- [EXERCISE REQUIREMENTS]
Tally the lines of the listing that contain the string "this". Give the number and nothing else.

- [EXTRACTED MATERIAL]

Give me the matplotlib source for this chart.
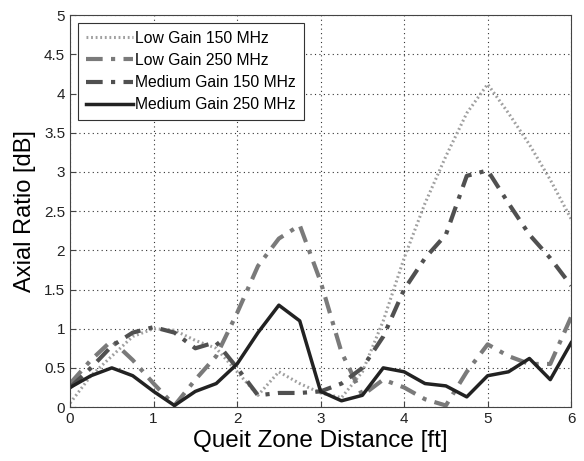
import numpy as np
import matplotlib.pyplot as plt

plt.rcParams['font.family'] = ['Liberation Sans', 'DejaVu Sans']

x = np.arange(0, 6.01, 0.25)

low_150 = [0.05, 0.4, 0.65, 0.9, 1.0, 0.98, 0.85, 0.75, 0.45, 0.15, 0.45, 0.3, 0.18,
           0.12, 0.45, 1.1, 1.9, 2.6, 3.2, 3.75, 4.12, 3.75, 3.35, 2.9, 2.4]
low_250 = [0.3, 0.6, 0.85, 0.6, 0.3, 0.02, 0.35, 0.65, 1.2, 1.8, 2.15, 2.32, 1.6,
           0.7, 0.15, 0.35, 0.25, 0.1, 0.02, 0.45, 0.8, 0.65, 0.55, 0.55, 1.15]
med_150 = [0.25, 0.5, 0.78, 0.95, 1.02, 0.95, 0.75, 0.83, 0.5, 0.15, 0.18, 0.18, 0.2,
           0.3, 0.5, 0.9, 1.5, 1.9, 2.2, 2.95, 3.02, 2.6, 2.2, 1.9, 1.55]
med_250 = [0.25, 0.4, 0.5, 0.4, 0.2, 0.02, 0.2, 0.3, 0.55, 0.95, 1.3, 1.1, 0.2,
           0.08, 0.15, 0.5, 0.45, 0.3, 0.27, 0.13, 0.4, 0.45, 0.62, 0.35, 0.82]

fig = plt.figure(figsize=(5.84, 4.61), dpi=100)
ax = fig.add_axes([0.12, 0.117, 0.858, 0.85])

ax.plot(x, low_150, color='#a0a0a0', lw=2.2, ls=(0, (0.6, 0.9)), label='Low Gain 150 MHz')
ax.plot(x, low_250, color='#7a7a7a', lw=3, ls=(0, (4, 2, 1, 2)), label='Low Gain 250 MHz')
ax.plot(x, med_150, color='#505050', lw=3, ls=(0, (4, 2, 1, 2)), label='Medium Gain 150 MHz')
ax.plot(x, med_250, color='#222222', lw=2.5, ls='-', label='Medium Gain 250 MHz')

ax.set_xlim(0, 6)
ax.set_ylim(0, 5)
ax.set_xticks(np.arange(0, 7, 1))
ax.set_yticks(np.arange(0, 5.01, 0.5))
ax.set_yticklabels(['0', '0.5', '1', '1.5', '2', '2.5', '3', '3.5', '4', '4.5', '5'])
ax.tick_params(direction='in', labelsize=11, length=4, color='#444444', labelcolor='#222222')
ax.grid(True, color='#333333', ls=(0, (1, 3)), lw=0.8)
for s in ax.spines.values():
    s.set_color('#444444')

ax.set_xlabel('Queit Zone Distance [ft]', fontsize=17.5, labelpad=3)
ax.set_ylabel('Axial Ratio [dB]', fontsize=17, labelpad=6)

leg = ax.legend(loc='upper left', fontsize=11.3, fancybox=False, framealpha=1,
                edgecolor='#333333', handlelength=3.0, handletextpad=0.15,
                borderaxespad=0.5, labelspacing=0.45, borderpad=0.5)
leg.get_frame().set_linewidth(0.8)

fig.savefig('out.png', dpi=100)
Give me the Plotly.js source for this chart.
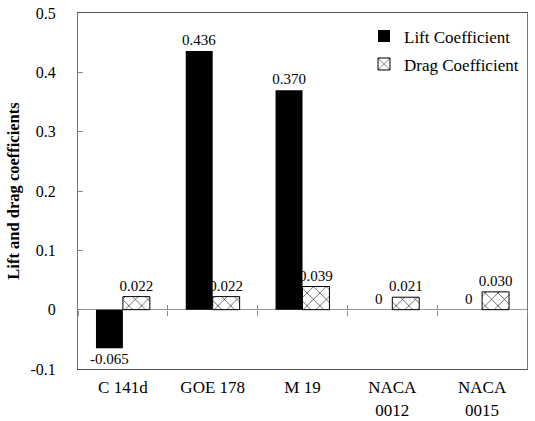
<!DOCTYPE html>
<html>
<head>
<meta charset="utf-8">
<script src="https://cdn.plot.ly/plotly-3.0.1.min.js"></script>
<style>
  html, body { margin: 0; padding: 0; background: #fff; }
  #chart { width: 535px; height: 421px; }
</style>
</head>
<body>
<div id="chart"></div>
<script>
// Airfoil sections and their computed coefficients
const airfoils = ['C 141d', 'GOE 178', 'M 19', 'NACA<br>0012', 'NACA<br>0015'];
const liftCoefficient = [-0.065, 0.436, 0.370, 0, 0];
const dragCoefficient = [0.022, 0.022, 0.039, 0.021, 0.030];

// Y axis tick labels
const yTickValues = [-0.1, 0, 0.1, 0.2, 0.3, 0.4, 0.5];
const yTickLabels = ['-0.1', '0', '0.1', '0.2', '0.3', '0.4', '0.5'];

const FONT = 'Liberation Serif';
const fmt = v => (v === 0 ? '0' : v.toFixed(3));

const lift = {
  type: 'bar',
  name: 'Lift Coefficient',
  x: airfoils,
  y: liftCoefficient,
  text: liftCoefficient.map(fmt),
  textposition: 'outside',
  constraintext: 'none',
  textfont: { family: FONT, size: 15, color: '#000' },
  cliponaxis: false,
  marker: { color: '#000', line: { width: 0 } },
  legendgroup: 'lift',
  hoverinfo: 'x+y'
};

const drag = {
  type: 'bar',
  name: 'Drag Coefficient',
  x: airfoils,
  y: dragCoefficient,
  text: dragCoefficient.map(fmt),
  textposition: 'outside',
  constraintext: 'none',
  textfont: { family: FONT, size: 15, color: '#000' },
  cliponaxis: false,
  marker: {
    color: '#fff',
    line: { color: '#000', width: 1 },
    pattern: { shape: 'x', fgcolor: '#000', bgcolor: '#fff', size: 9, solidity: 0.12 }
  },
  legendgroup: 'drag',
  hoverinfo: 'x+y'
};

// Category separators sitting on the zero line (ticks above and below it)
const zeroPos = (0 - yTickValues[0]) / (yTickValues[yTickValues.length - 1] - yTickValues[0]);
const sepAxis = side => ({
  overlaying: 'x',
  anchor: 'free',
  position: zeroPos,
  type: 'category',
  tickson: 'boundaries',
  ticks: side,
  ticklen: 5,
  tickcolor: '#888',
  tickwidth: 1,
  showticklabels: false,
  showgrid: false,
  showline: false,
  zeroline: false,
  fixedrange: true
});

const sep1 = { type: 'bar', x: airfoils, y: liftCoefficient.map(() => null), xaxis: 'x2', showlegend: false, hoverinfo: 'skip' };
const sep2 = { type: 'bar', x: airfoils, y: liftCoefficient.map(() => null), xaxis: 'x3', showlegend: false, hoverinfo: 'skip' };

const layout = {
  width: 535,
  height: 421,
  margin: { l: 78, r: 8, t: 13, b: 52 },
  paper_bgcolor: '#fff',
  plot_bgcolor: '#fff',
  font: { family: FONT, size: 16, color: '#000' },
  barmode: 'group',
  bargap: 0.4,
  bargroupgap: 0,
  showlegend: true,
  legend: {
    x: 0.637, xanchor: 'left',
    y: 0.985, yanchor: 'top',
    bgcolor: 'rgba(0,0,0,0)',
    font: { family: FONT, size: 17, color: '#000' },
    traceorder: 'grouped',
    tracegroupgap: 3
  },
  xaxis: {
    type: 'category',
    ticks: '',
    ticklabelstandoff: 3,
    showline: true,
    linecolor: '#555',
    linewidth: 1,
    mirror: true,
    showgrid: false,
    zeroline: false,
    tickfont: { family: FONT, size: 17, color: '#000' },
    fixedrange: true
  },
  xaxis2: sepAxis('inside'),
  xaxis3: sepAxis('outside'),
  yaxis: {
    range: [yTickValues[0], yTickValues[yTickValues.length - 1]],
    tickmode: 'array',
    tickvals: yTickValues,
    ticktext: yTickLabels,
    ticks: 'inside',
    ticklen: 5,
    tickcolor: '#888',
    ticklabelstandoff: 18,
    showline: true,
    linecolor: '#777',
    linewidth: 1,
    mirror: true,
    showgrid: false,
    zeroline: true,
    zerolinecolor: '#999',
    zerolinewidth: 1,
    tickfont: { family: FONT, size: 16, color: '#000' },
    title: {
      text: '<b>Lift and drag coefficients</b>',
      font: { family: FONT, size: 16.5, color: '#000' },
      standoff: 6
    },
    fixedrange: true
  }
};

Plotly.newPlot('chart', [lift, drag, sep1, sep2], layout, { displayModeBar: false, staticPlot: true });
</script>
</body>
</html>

- [TASK ANSWER]
2